Other critics responded with such similar vitriol and hostility that Wolfe said their response demonstrated that the art community only talked to each other. A review in The New Republic called Wolfe a fascist and compared him to the brainwashed assassin in the film The Manchurian Candidate. Wolfe was particularly amused, however, by a series of criticisms that resorted to "X-rated insults." An artist compared him to "A six-year-old at a pornographic movie; he can follow the action of the bodies but he can't comprehend the nuances." A critic in Time Magazine used the same image, but with an 11-year-old boy. A review in The New York Times Book Review used the image again, clarifying that the boy was a eunuch. The opening of Krauss's review in Partisan Review compared Wolfe to the star of the pornographic film Deep Throat. The reviewer viewed Wolfe's lack of a suggestion for what should replace modern art as similar in its obtuseness to statements Linda Lovelace made about Deep Throat being a "kind of goof."

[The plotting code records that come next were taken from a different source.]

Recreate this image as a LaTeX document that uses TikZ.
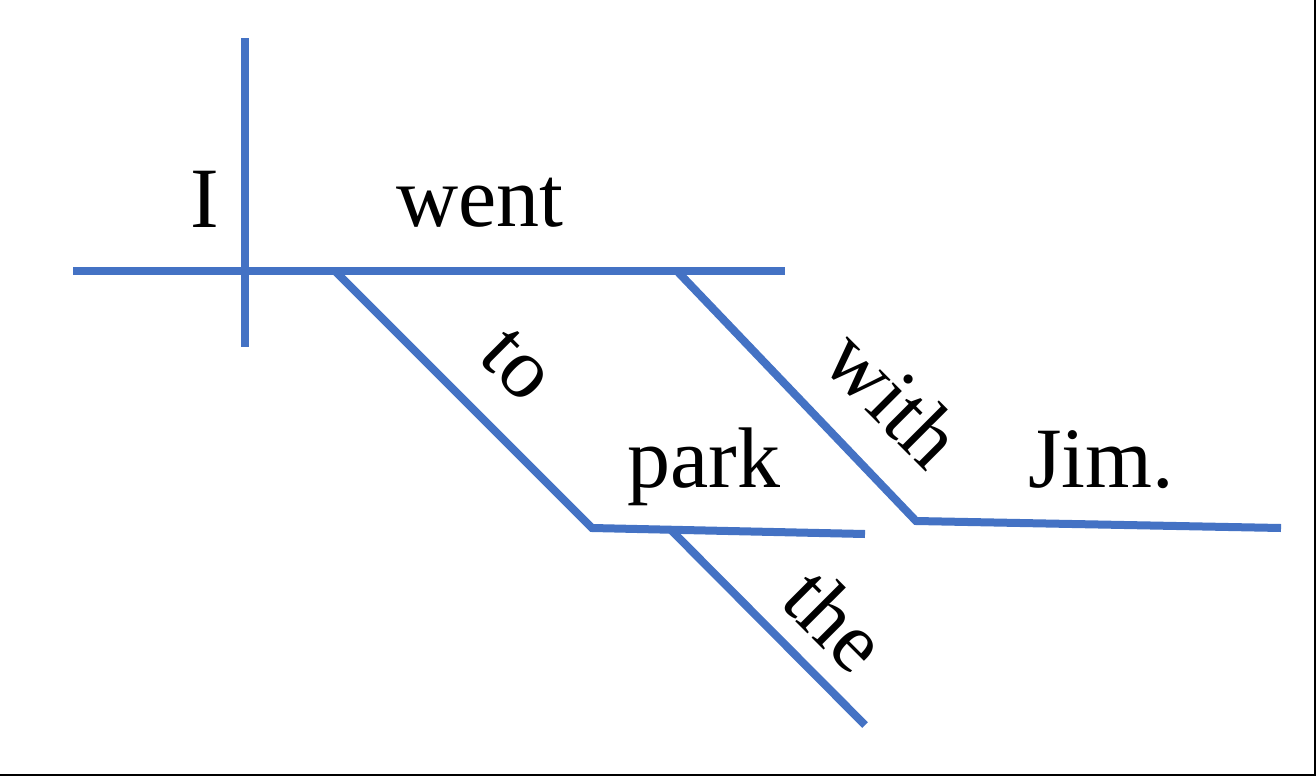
\documentclass[tikz,border=0pt]{standalone}
\usepackage{fontspec}
\setmainfont{Liberation Serif}
\definecolor{lineblue}{HTML}{4472C4}
\begin{document}
\begin{tikzpicture}[x=0.5pt,y=-0.5pt,
  dline/.style={draw=lineblue,line width=4pt},
  word/.style={font=\fontsize{43}{48}\selectfont,inner sep=0pt,anchor=base},
  slant/.style={font=\fontsize{43}{48}\selectfont,inner sep=0pt,rotate=-45}]
\useasboundingbox (0,0) rectangle (1316,776);
\fill[white] (0,0) rectangle (1316,776);
% frame edges (right and bottom)
\draw[black,line width=1.2pt] (0,775) -- (1315,775) -- (1315,0);
% coordinates
\coordinate (vt) at (245,38);
\coordinate (vb) at (245,347);
\coordinate (hl) at (73,271);
\coordinate (hr) at (785,271);
\coordinate (toA) at (335,271);
\coordinate (toB) at (592,528);
\coordinate (parkR) at (865,534);
\coordinate (theA) at (670,529);
\coordinate (theB) at (865,725);
\coordinate (withA) at (677,271);
\coordinate (withB) at (916,521);
\coordinate (jimR) at (1281,528);
% lines
\draw[dline] (vt) -- (vb);
\draw[dline] (hl) -- (hr);
\draw[dline,line join=miter] (toA) -- (toB) -- (parkR);
\draw[dline] (theA) -- (theB);
\draw[dline,line join=miter] (withA) -- (withB) -- (jimR);
% words
\node[word] (I) at (205,227) {I};
\node[word] (went) at (480,226) {went};
\node[word] (park) at (704,487) {park};
\node[word] (jim) at (1101,487) {Jim.};
\node[slant] (to) at (517,365) {to};
\node[slant] (with) at (894,398) {with};
\node[slant] (the) at (836,620) {the};
\end{tikzpicture}
\end{document}
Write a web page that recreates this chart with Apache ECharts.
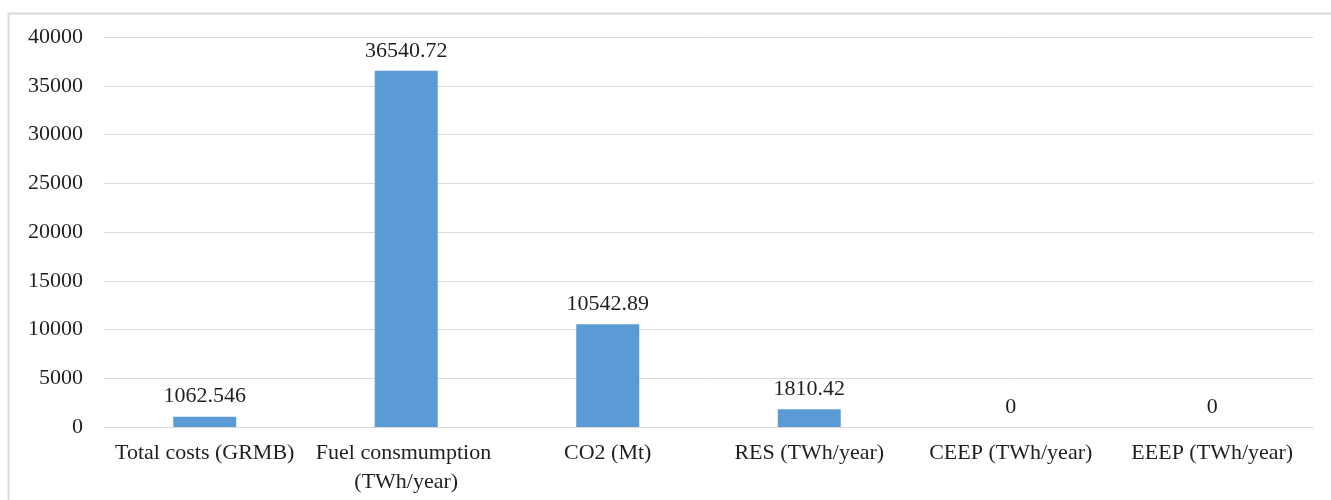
<!DOCTYPE html>
<html>
<head>
<meta charset="utf-8">
<script src="https://cdn.jsdelivr.net/npm/echarts@6/dist/echarts.min.js"></script>
<style>
  html, body { margin: 0; padding: 0; background: #fff; }
  #chart { width: 1331px; height: 500px; }
</style>
</head>
<body>
<div id="chart"></div>
<script>
// Energy system indicators
const categories = [
  'Total costs (GRMB)',
  'Fuel consmumption (TWh/year)',
  'CO2 (Mt)',
  'RES (TWh/year)',
  'CEEP (TWh/year)',
  'EEEP (TWh/year)'
];
const values = [1062.546, 36540.72, 10542.89, 1810.42, 0, 0];
const yTicks = { min: 0, max: 40000, interval: 5000 };

const serif = '"Liberation Serif", "DejaVu Serif", serif';
const chart = echarts.init(document.getElementById('chart'));

chart.setOption({
  animation: false,
  backgroundColor: '#ffffff',
  graphic: [{
    type: 'rect',
    left: 6, top: 11,
    shape: { width: 1340, height: 520 },
    style: { fill: 'none', stroke: '#d9d9d9', lineWidth: 2 },
    silent: true,
    z: -10
  }],
  grid: { left: 104, right: 18, top: 37, bottom: 73, containLabel: false },
  xAxis: {
    type: 'category',
    data: categories,
    axisLine: { show: true, lineStyle: { color: '#d9d9d9', width: 1 } },
    axisTick: { show: false },
    axisLabel: {
      interval: 0,
      color: '#1f1f1f',
      fontFamily: serif,
      fontSize: 22,
      margin: 12,
      lineHeight: 29,
      width: 200,
      overflow: 'break'
    }
  },
  yAxis: {
    type: 'value',
    min: yTicks.min,
    max: yTicks.max,
    interval: yTicks.interval,
    axisLine: { show: false },
    axisTick: { show: false },
    splitLine: { lineStyle: { color: '#d9d9d9', width: 1 } },
    axisLabel: {
      color: '#1f1f1f',
      fontFamily: serif,
      fontSize: 22,
      margin: 21,
      formatter: v => String(v)
    }
  },
  series: [{
    type: 'bar',
    data: values,
    barWidth: 63,
    itemStyle: { color: '#5b9bd5' },
    label: {
      show: true,
      position: 'top',
      distance: 9,
      color: '#1f1f1f',
      fontFamily: serif,
      fontSize: 22,
      formatter: p => String(p.value)
    }
  }]
});
</script>
</body>
</html>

In defense of critics Rosenberg, Greenberg, and Steinberg, Rosalind Krauss noted that each man wrote about art "in ways that are entirely diverse." Writing in Newsweek, Douglas Davis wrote that The Painted Word fails because of how it departed from Wolfe's previous works. Wolfe's other non-fiction, Davis wrote, was deeply reported, but here "Wolfe did not get away from the typewriter and out into the thick of his subject."

Outside the art community, some reviewers noted that however unpopular Wolfe's book may have been in art circles, many of his observations were essentially correct, particularly about the de-objectification of art and the rise of art theory.